Caliguire and Madrid, both former Republican mayors of Montgomery Township, are running to oust Assemblymen Roy Freiman and Andrew Zwicker in what is one of an increasingly small number of competitive New Jersey legislative districts.
Bateman represents the district in the legislature’s upper chamber.
The 16th is one of only two legislative districts in the state with split registration, and trends there suggest it’s more likely to stay that way than not until at least 2021.
Zwicker won his first term there by a mere 78 votes in 2015. He was re-elected in 2017 by roughly 4,500 votes. Freiman won his first term that year by a slightly-slimmer margin of roughly 3,000 votes.
The electoral landscape in the 16th is grimmer for Republicans now than it was two years ago.

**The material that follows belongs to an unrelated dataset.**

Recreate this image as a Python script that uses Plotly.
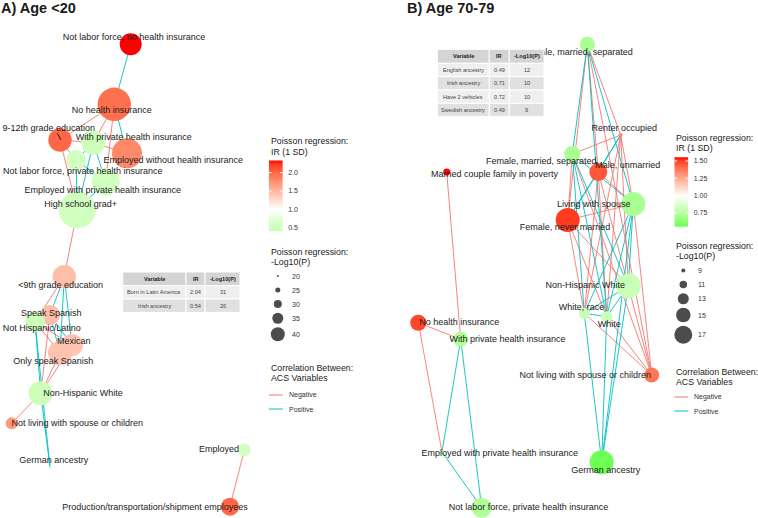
import numpy as np
import plotly.graph_objects as go

W, H = 758, 518
FONT = "Liberation Sans, Arial, sans-serif"

# ---------------- DATA: Panel A (Age <20) ----------------
A_nodes = ["Not labor force, no health insurance", "No health insurance", "9-12th grade education",
           "With private health insurance", "Employed without health insurance",
           "Not labor force, private health insurance", "Employed with private health insurance",
           "High school grad+", "<9th grade education", "Speak Spanish", "Not Hispanic/Latino",
           "Mexican", "Only speak Spanish", "Non-Hispanic White", "Not living with spouse or children",
           "German ancestry", "Employed", "Production/transportation/shipment employees"]
A_ir = [2.33, 1.95, 2.0, 0.55, 1.8, 0.6, 0.6, 0.58, 1.45, 1.45, 0.55, 1.4, 1.42, 0.55, 1.7, 0.5, 0.6, 2.0]
A_logp = [53.3, 72.3, 55.7, 56.7, 66.7, 50.0, 63.3, 78.3, 55.7, 50.0, 50.0, 53.3, 56.7, 56.7, 36.7, 21.7, 38.3, 46.7]
# network layout coordinates (from the layout algorithm)
A_x = [130.7, 114.3, 60.0, 93.3, 127.0, 76.0, 105.7, 77.3, 64.3, 50.0, 35.0, 72.0, 60.0, 40.7, 11.7, 50.0, 244.3, 230.0]
A_y = [44.3, 104.3, 140.0, 142.7, 153.3, 160.0, 181.7, 210.0, 276.7, 315.0, 321.7, 345.0, 353.0, 393.3, 423.3, 467.3, 450.0, 506.7]
A_pos_edges = [(0, 1), (1, 4), (3, 5), (3, 6), (3, 7), (5, 6), (5, 7), (6, 7), (8, 9), (8, 11), (8, 12),
               (9, 11), (9, 12), (11, 12), (10, 13), (10, 15), (13, 15)]
A_neg_edges = [(1, 2), (1, 3), (1, 6), (2, 3), (2, 7), (2, 5), (3, 4), (7, 8), (8, 10), (10, 11), (10, 12),
               (13, 9), (13, 11), (13, 12), (13, 14), (16, 17)]
A_tab_var = ["Born in Latin America", "Irish ancestry"]
A_tab_ir = ["2.04", "0.54"]
A_tab_p = ["31", "26"]
A_ir_breaks = [0.5, 1.0, 1.5, 2.0]
A_ir_range = [0.42, 2.33]
A_size_breaks = [20, 25, 30, 35, 40]

# ---------------- DATA: Panel B (Age 70-79) ----------------
B_nodes = ["Male, married, separated", "Renter occupied", "Female, married, separated", "Male, unmarried",
           "Married couple family in poverty", "Living with spouse", "Female, never married",
           "Non-Hispanic White", "White, race", "White", "No health insurance",
           "With private health insurance", "Not living with spouse or children",
           "Employed with private health insurance", "German ancestry", "Not labor force, private health insurance"]
B_ir = [0.7, 1.33, 0.7, 1.45, 1.55, 0.7, 1.5, 0.8, 0.8, 0.8, 1.48, 0.72, 1.38, 0.75, 0.55, 0.72]
B_logp = [15.3, 9.0, 15.9, 17.0, 10.7, 20.4, 20.4, 21.0, 13.0, 13.0, 15.9, 15.3, 15.3, 8.4, 20.4, 18.1]
B_x = [587.3, 620.7, 572.3, 598.3, 446.7, 633.3, 567.7, 628.3, 584.3, 606.7, 418.3, 460.7, 651.7, 442.0, 601.7, 481.7]
B_y = [44.3, 135.0, 154.0, 172.0, 172.0, 204.0, 220.0, 286.0, 313.3, 316.7, 322.7, 339.3, 375.0, 452.0, 462.3, 507.7]
B_pos_edges = [(0, 2), (0, 5), (0, 9), (2, 5), (2, 7), (2, 8), (2, 9), (5, 7), (5, 8), (5, 9), (5, 14),
               (7, 8), (7, 9), (7, 14), (8, 9), (8, 14), (9, 14), (3, 6), (1, 3), (1, 6),
               (11, 13), (11, 15), (13, 15)]
B_neg_edges = [(0, 1), (0, 3), (0, 6), (0, 12), (1, 2), (1, 5), (1, 7), (1, 8), (1, 9), (3, 5), (3, 7),
               (3, 8), (3, 9), (6, 5), (6, 7), (6, 8), (6, 9), (12, 5), (12, 7), (12, 8), (12, 9),
               (2, 6), (2, 12), (4, 11), (10, 11), (10, 13)]
B_tab_var = ["English ancestry", "Irish ancestry", "Have 2 vehicles", "Swedish ancestry"]
B_tab_ir = ["0.49", "0.71", "0.72", "0.49"]
B_tab_p = ["12", "10", "10", "9"]
B_ir_breaks = [0.75, 1.00, 1.25, 1.50]
B_ir_range = [0.548, 1.553]
B_size_breaks = [9, 11, 13, 15, 17]

TAB_HEADER = ["Variable", "IR", "-Log10(P)"]

# ---------------- label placement (repel offsets) ----------------
A_lab_dx = [3.3, -2.6, -11.3, 40.4, 46.3, 6.8, -2.9, 3.4, -3.6, 1.3, 6.7, 1.7, -6.7, 42.3, 65.6, 3.8, -25.3, -75]
A_lab_dy = [-6.6, 6.4, -11.7, -5.4, 7.4, 11.7, 9, -5, 9, -1.7, 6.6, -3.3, 8.7, 0, 0.7, -6.6, 0, 0.6]
B_lab_dx = [-4.6, 3.6, -31, 29.4, 47.8, -39.6, -2.7, -43, -2.8, 2.6, 41, 46.8, -66.4, 57.8, 4, 46.8]
B_lab_dy = [8.4, -6.7, 8, -6, 2.7, 0.7, 7.7, 0, -5.3, 8, 0.3, 0.7, 0.7, 2, 8.4, 0]

NEG_COL = "#F8766D"
POS_COL = "#00BFC4"


# ---------------- colour helpers (ggplot gradient2 in Lab) ----------------
def _lin(c):
    c = c / 255.0
    return c / 12.92 if c <= 0.04045 else ((c + 0.055) / 1.055) ** 2.4


def _delin(c):
    v = 12.92 * c if c <= 0.0031308 else 1.055 * (max(c, 0) ** (1 / 2.4)) - 0.055
    return int(max(0, min(255, round(v * 255))))


def rgb2lab(rgb):
    r, g, b = [_lin(v) for v in rgb]
    X = 0.4124 * r + 0.3576 * g + 0.1805 * b
    Y = 0.2126 * r + 0.7152 * g + 0.0722 * b
    Z = 0.0193 * r + 0.1192 * g + 0.9505 * b
    f = lambda t: t ** (1 / 3) if t > 0.008856 else 7.787 * t + 16 / 116
    fx, fy, fz = f(X / 0.95047), f(Y), f(Z / 1.08883)
    return (116 * fy - 16, 500 * (fx - fy), 200 * (fy - fz))


def lab2rgb(lab):
    L, a, b = lab
    fy = (L + 16) / 116
    fx = fy + a / 500
    fz = fy - b / 200
    finv = lambda t: t ** 3 if t ** 3 > 0.008856 else (t - 16 / 116) / 7.787
    X, Y, Z = 0.95047 * finv(fx), finv(fy), 1.08883 * finv(fz)
    r = 3.2406 * X - 1.5372 * Y - 0.4986 * Z
    g = -0.9689 * X + 1.8758 * Y + 0.0415 * Z
    bb = 0.0557 * X - 0.2040 * Y + 1.0570 * Z
    return tuple(_delin(v) for v in (r, g, bb))


LOW, MID, HIGH = rgb2lab((0, 255, 0)), rgb2lab((255, 255, 255)), rgb2lab((255, 0, 0))


def div_color(v, rng, mid=1.0):
    dev = max(abs(rng[0] - mid), abs(rng[1] - mid))
    t = (v - mid) / dev / 2 + 0.5
    t = min(1, max(0, t))
    if t <= 0.5:
        s = t / 0.5
        a, b = LOW, MID
    else:
        s = (t - 0.5) / 0.5
        a, b = MID, HIGH
    lab = tuple(a[i] + (b[i] - a[i]) * s for i in range(3))
    return "rgb(%d,%d,%d)" % lab2rgb(lab)


def radius_A(v):
    return 1 + 0.3 * (v - 20)


def radius_B(v):
    return 2 + 0.875 * (v - 9)


fig = go.Figure()


def add_network(xs, ys, names, ir, logp, pos, neg, rng, rfun, ldx, ldy):
    for edges, col in ((neg, NEG_COL), (pos, POS_COL)):
        ex, ey = [], []
        for a, b in edges:
            ex += [xs[a], xs[b], None]
            ey += [ys[a], ys[b], None]
        fig.add_trace(go.Scatter(x=ex, y=ey, mode="lines", line=dict(color=col, width=0.9),
                                 hoverinfo="skip", showlegend=False))
    fig.add_trace(go.Scatter(
        x=xs, y=ys, mode="markers",
        marker=dict(size=[2 * rfun(v) for v in logp], color=[div_color(v, rng) for v in ir],
                    line=dict(width=0), opacity=1),
        hoverinfo="skip", showlegend=False))
    fig.add_trace(go.Scatter(
        x=[x + d for x, d in zip(xs, ldx)], y=[y + d for y, d in zip(ys, ldy)],
        mode="text", text=names, textposition="middle center",
        textfont=dict(size=9, color="#1a1a1a", family=FONT),
        hoverinfo="skip", showlegend=False, cliponaxis=False))


add_network(A_x, A_y, A_nodes, A_ir, A_logp, A_pos_edges, A_neg_edges, A_ir_range, radius_A, A_lab_dx, A_lab_dy)
add_network(B_x, B_y, B_nodes, B_ir, B_logp, B_pos_edges, B_neg_edges, B_ir_range, radius_B, B_lab_dx, B_lab_dy)

# repel leader segment for "9-12th grade education"
fig.add_trace(go.Scatter(x=[57.3, 61.0], y=[133.3, 140.0], mode="lines", line=dict(color="black", width=0.8),
                         hoverinfo="skip", showlegend=False))

annotations = []
shapes = []


def txt(x, y, s, size, bold=False, color="#1a1a1a", anchor="left"):
    annotations.append(dict(x=x, y=y, xref="x", yref="y", text=("<b>%s</b>" % s) if bold else s,
                            showarrow=False, xanchor=anchor, yanchor="middle", borderpad=0,
                            font=dict(size=size, color=color, family=FONT)))


txt(0, 7.5, "A) Age <20", 14.5, bold=True)
txt(406, 7.5, "B) Age 70-79", 14.5, bold=True)


# ---------------- legends ----------------
def add_legends(lx, bar_top, bar_bot, ir_rng, ir_breaks, size_top, size_breaks, rfun, corr_top, neg_y, pos_y,
                axn, fmt):
    txt(lx, bar_top - 19.5, "Poisson regression:", 8.8)
    txt(lx, bar_top - 9, "IR (1 SD)", 8.8)
    vals = np.linspace(ir_rng[0], ir_rng[1], 80)
    cs = [[i / 79, div_color(v, ir_rng)] for i, v in enumerate(vals)]
    xa, ya = "x%d" % axn, "y%d" % axn
    fig.add_trace(go.Heatmap(z=[[v] for v in vals], x=[0], y=vals, colorscale=cs, zmin=ir_rng[0],
                             zmax=ir_rng[1], showscale=False, xaxis=xa, yaxis=ya, hoverinfo="skip"))
    tx, ty = [], []
    for b in ir_breaks:
        tx += [-0.5, -0.3, None, 0.3, 0.5, None]
        ty += [b, b, None, b, b, None]
    fig.add_trace(go.Scatter(x=tx, y=ty, mode="lines", line=dict(color="white", width=1), xaxis=xa, yaxis=ya,
                             hoverinfo="skip", showlegend=False))
    fig.layout["xaxis%d" % axn] = dict(domain=[(lx - 0.7) / W, (lx + 13.3) / W], range=[-0.5, 0.5], visible=False,
                                       anchor=ya, fixedrange=True)
    fig.layout["yaxis%d" % axn] = dict(domain=[1 - bar_bot / H, 1 - bar_top / H], range=list(ir_rng),
                                       anchor=xa, side="right", tickvals=ir_breaks,
                                       ticktext=[fmt % b for b in ir_breaks],
                                       ticks="outside", ticklen=3, tickcolor="rgba(0,0,0,0)",
                                       tickfont=dict(size=7, color="#333", family=FONT),
                                       showgrid=False, zeroline=False, showline=False, fixedrange=True)
    # size legend
    txt(lx, size_top, "Poisson regression:", 8.8)
    txt(lx, size_top + 10, "-Log10(P)", 8.8)
    yc = size_top + 17.5
    cy = []
    for b in size_breaks:
        h = max(14, 2 * rfun(b) + 3.5)
        cy.append(yc + h / 2)
        yc += h
    fig.add_trace(go.Scatter(x=[lx + 8.3] * len(size_breaks), y=cy, mode="markers",
                             marker=dict(size=[2 * rfun(b) for b in size_breaks], color="black", line=dict(width=0)),
                             hoverinfo="skip", showlegend=False, cliponaxis=False))
    for b, yy in zip(size_breaks, cy):
        txt(lx + 21.5, yy, str(b), 7, color="#333")
    # correlation legend
    txt(lx, corr_top, "Correlation Between:", 8.8)
    txt(lx, corr_top + 10, "ACS Variables", 8.8)
    for yy, col, lab in ((neg_y, NEG_COL, "Negative"), (pos_y, POS_COL, "Positive")):
        fig.add_trace(go.Scatter(x=[lx - 0.7, lx + 13.3], y=[yy, yy], mode="lines", line=dict(color=col, width=1),
                                 hoverinfo="skip", showlegend=False))
        txt(lx + 18, yy, lab, 7, color="#333")


add_legends(269.5, 160.5, 230.7, A_ir_range, A_ir_breaks, 251.5, A_size_breaks, radius_A, 368.3, 395, 409, 2,
            "%.1f")
add_legends(675, 157.3, 226.7, B_ir_range, B_ir_breaks, 246, B_size_breaks, radius_B, 371.5, 397, 411, 3,
            "%.2f")


# ---------------- tables (drawn as shapes + text) ----------------
def add_table(x0, y0, widths, headh, rowh, var, ir, p):
    cols = [var, ir, p]
    nrow = len(var)
    xs = [x0]
    for w in widths:
        xs.append(xs[-1] + w)
    for r in range(nrow + 1):
        top = y0 if r == 0 else y0 + headh + (r - 1) * rowh
        bot = top + (headh if r == 0 else rowh)
        fill = "#D4D4D4" if r == 0 else ("#EFEFEF" if r % 2 == 1 else "#E0E0E0")
        for c in range(3):
            shapes.append(dict(type="rect", xref="x", yref="y", x0=xs[c], x1=xs[c + 1], y0=top, y1=bot,
                               fillcolor=fill, line=dict(color="white", width=1), layer="above"))
            s = TAB_HEADER[c] if r == 0 else cols[c][r - 1]
            txt((xs[c] + xs[c + 1]) / 2, (top + bot) / 2, s, 5.6, bold=(r == 0),
                color="#222" if r == 0 else "#444", anchor="center")


add_table(122.7, 272.0, [63.3, 19, 35], 13.6, 13.4, A_tab_var, A_tab_ir, A_tab_p)
add_table(437.3, 49.3, [52, 20, 34.7], 14, 13.35, B_tab_var, B_tab_ir, B_tab_p)

fig.update_layout(
    width=W, height=H, margin=dict(l=0, r=0, t=0, b=0),
    paper_bgcolor="white", plot_bgcolor="white",
    xaxis=dict(range=[0, W], visible=False, domain=[0, 1], fixedrange=True),
    yaxis=dict(range=[H, 0], visible=False, domain=[0, 1], fixedrange=True),
    annotations=annotations, shapes=shapes, showlegend=False,
    font=dict(family=FONT),
)
fig.write_html("out.html", config={"displayModeBar": False},
               post_script="document.body.style.margin='0';document.body.style.padding='0';")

Since the 2017 election, the district has added 6,271 new Democrats and 1,812 new Republicans. The district also gained 1,647 unaffiliated voters.
As of the end of August, there are 15,947 more Democrats than Republicans in the 16th, though there are still 9,849 more unaffiliated voters then Democrats.
“It’s become a very blue district with South Brunswick and Princeton and Manville and Somerville, it’s a very competitive district,” Bateman said. “Last election, I spent more money, I worked harder than I ever have. I only won by 800 and some votes. It’s become very competitive, and I’m sure it’ll be one of the districts that they focus on in 2021.”
Though the trend makes Republicans’ chances look grim, the election is the first for state office since Gov. Phil Murphy took office last January.
With Assembly seats at the top of the ballot this year, it’s possible that Murphy first two years in office will have an outsized effect on the few competitive races in the state, though the same could be true of President Donald Trump.
“It is mid-year elections for the governor, and I think that could help Republicans. We just don’t know if there’s going to be a Trump factor or a Murphy factor,” Bateman said. “I still think that — in the past, traditionally — the independents leaned Republican, and I think if our candidates work hard, they can be successful.”